The other barrier? The workers in this state, themselves. There hasn’t been a flood of workers clamoring to enter into structured settlements because, for the most part, they aren’t in your best interest. Yes, there are specific  particular circumstances where it may be best for an injured worker to negotiate a structured settlement. Personally, I think they are, and should be, few and far between. Definitely, talk to a good workers comp attorney if you think you may be in that camp. But for most workers, a structured settlement is just a bad idea. Our workers compensation process is a safety net system, not an injury recovery system. It is not designed to reimburse you for what you’ve lost, like an auto accident claim. It is supposed to provided needed wage replacement, medical services and vocational assistance when you need them –  not some projected lump sum value of what you might need, if you guess right. Most injured workers will not be better off giving up that safety net in exchange for a structured settlement, any more than an unemployed worker would be better off accepting 6 months of unemployment benefits in a lump sum instead of preserving entitlement to 12 months of benefits should they need them. Sure, Employment Security would save money, businesses would save money, they might even be more competitive as a result.

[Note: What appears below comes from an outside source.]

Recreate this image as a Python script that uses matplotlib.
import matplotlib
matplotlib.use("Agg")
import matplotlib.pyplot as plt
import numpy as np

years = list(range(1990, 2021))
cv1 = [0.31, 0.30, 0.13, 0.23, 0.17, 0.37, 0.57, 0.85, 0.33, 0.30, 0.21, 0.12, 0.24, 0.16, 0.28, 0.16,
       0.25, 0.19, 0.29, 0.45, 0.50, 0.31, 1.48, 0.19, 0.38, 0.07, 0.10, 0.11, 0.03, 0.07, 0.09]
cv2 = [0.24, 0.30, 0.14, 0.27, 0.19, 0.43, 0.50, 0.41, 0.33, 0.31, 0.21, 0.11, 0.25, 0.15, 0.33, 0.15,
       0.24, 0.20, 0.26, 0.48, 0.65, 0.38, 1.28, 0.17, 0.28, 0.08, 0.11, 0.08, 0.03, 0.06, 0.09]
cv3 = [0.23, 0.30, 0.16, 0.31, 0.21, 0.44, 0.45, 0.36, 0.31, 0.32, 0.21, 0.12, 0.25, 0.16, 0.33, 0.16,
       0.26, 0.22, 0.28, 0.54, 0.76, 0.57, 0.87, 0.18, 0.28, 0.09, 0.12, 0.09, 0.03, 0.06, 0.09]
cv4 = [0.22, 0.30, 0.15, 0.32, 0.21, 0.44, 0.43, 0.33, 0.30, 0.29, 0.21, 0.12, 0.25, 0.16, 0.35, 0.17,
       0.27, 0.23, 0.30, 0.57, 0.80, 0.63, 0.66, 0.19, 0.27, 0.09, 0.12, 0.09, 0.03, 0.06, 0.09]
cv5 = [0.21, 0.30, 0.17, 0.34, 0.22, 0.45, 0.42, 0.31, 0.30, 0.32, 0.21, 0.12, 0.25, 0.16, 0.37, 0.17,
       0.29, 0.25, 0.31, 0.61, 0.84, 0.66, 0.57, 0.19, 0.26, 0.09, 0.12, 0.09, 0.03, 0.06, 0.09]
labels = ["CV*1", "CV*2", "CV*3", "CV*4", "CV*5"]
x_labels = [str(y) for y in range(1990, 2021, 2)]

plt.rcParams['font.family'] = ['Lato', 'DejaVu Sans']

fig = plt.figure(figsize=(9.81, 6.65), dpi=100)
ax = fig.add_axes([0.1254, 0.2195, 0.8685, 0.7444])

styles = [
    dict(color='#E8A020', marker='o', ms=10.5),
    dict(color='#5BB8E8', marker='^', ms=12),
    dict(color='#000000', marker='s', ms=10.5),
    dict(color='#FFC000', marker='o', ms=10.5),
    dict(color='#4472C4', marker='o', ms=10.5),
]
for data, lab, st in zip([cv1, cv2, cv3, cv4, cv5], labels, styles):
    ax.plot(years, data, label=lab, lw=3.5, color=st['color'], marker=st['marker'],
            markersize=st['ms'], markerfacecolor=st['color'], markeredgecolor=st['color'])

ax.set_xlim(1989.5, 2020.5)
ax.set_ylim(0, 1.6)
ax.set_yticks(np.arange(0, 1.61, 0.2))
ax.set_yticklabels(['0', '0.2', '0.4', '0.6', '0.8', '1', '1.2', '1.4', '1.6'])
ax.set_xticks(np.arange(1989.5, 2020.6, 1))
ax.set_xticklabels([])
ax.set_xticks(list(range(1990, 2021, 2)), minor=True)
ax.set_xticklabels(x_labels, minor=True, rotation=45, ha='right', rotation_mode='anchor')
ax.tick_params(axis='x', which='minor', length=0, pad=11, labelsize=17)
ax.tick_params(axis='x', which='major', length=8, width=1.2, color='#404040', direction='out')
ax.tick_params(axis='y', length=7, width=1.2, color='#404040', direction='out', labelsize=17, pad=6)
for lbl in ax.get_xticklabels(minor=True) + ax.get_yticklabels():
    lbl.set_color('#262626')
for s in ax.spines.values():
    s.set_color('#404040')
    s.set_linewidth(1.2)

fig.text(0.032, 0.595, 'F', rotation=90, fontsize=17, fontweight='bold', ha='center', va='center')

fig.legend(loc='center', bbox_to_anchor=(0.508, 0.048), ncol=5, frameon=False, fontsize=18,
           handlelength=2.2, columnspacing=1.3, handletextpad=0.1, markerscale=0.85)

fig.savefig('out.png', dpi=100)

But would anyone think that’s  a good idea?

IME’s

I seem to be getting a lot of questions about IME’s lately – so here’s a bit more on the topic.

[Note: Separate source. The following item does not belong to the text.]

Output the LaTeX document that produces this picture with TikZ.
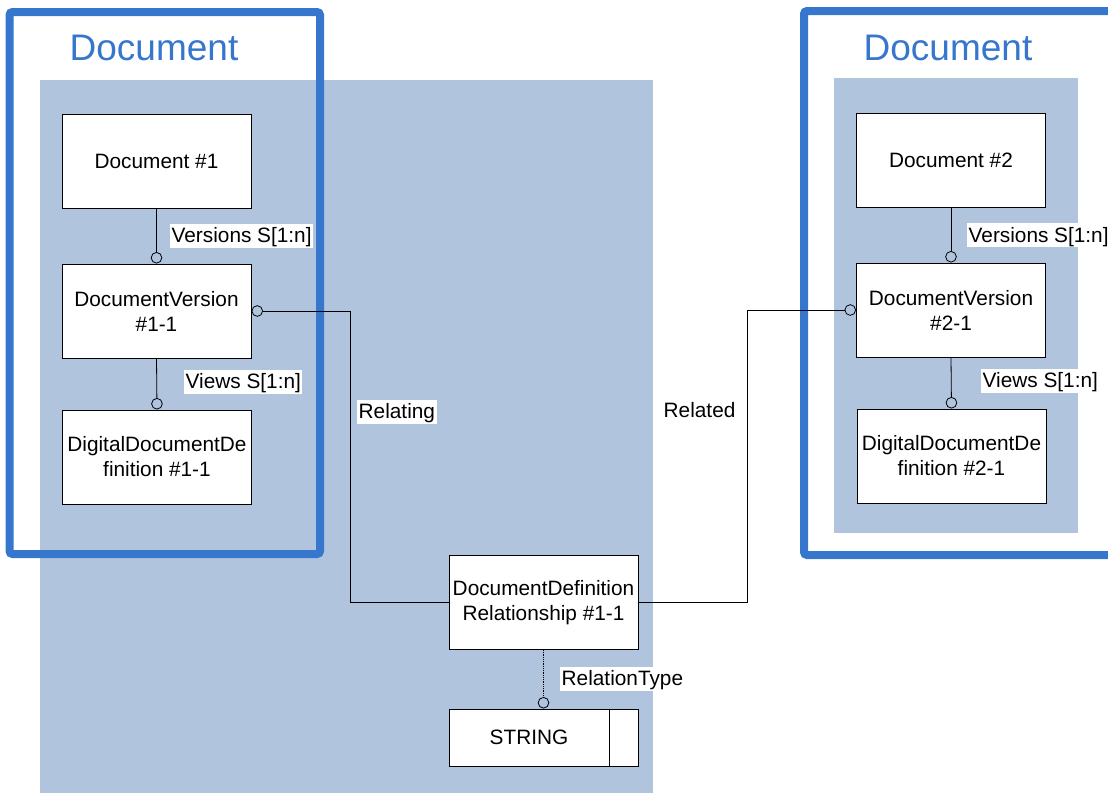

If you have specific complaints about the way in which a medical exam ordered by the Department was conducted, put them in writing.  An IME Comments Form (F245‑053‑000) is available online, or you may call 1‑888‑784‑8059 to request a comment form. You can specify your preferred language. The Department has made efforts to improve the quality of physicians who are approved to perform IME’s, and does take comments and complaints seriously.

That said, these exams are a thorn in everyone’s side. However, they are with us to stay. There are a couple of things you can do.

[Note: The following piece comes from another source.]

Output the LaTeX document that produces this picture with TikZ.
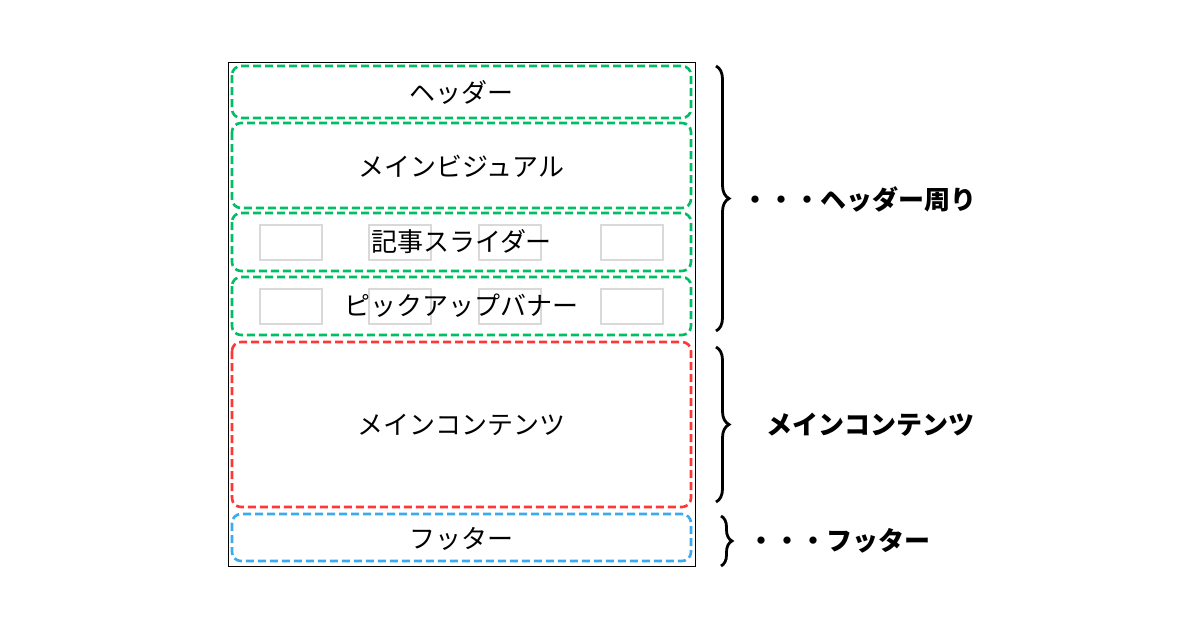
\documentclass[tikz,border=0pt]{standalone}
\usepackage{fontspec}
\setmainfont{Noto Sans CJK JP}
\usetikzlibrary{decorations.pathreplacing}
\begin{document}
\begin{tikzpicture}[x=1pt,y=-1pt,
  sec/.style={draw, line width=2.6pt, rounded corners=9pt, dash pattern=on 8pt off 4pt},
  thumb/.style={draw=black!15, line width=1.5pt},
  lbl/.style={font=\fontsize{26}{28}\selectfont, inner sep=0pt},
  side/.style={font=\fontsize{26}{28}\selectfont\bfseries, inner sep=0pt, anchor=west},
  brc/.style={decorate, decoration={brace, amplitude=13pt}, line width=2.8pt}]
\useasboundingbox (0,0) rectangle (1200,630);
\draw[line width=1pt] (228,62) rectangle (695,566);
% thumbnails
\foreach \y in {225,289}{
  \foreach \x in {260,369,479,601}{
    \draw[thumb] (\x,\y) rectangle ++(62,35);
  }
}
\draw[sec, draw={rgb,255:red,0;green,190;blue,100}] (232,66) rectangle (691,118);
\node[lbl] (h) at (461.5,92) {ヘッダー};
\draw[sec, draw={rgb,255:red,0;green,190;blue,100}] (232,123) rectangle (691,208);
\node[lbl] (mv) at (461.5,166) {メインビジュアル};
\draw[sec, draw={rgb,255:red,0;green,190;blue,100}] (232,213) rectangle (691,271);
\node[lbl] (sl) at (461.5,242) {記事スライダー};
\draw[sec, draw={rgb,255:red,0;green,190;blue,100}] (232,277) rectangle (691,335);
\node[lbl] (pu) at (461.5,306) {ピックアップバナー};
\draw[sec, draw={rgb,255:red,255;green,55;blue,55}] (232,342) rectangle (691,507);
\node[lbl] (mc) at (461.5,425) {メインコンテンツ};
\draw[sec, draw={rgb,255:red,60;green,170;blue,240}] (232,514) rectangle (691,561);
\node[lbl] (ft) at (461.5,539) {フッター};
% braces
\draw[brc] (716,66) -- (716,331);
\draw[brc] (716,347) -- (716,502);
\draw[brc, decoration={amplitude=11pt}] (721,516) -- (721,566);
\node[side] (s1) at (742,199) {・・・ヘッダー周り};
\node[side] (s2) at (766,425) {メインコンテンツ};
\node[side] (s3) at (748,541) {・・・フッター};
\end{tikzpicture}
\end{document}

Make sure you provide an accurate and complete history at your first medical visit following your injury. Often IME’s are ordered because the claims manager does not have a clear picture of how or where the accident occurred and is not sure whether to allow or reject the claim. I can’t tell you how many times I talk to a worker who saw a physician for their injury, but didn’t ‘mention’ it was work related. They didn’t think they were hurt that bad, wanted to keep their job, didn’t want to report it to L&I . . . whatever the reason, we’re working on cleaning up the discrepancy – and the CM orders an IME to try and get a clear picture of what happened.

Encourage your treating medical provider to provide detailed chart notes and comprehensive treatment plans to the claims manager. Often IME’s are ordered because the claims manager is not getting information from the Doctor. Make sure the AP is responding to all requests for information as timely as possible and is keeping the CM informed.

You must be proactive in your treatment. Often IME’s are ordered because treatment seems to be stalled with no discernible improvement over multiple follow up visits. If all the CM sees is the same chart note with a different date, no change in findings or treatment recommendations and instructions to follow up in 6 weeks, an IME is going to be ordered. This is especially true if you are not working. Your condition should be improving, treatment or diagnostic studies should be ordered and obtained smoothly. There should be progress.

When your medical condition stabilizes and its time to get a permanent impairment rating and close the claim, ask your AP to do the exam and the rating. The Department encourages treating physicians to provide PPD ratings for their patients. If your AP provides a rating, you are less likely to see an IME ordered. If your physician can’t or won’t provide an impairment rating, ask them to refer you to someone else to get the rating. They can refer you to a colleague or someone on the Department’s Approved list – in either case you may avoid having to attend an IME.

These steps may help avoid an IME in the first place. When an exam is scheduled, be prepared, be honest, do not exaggerate. (This topic should be an entire post!)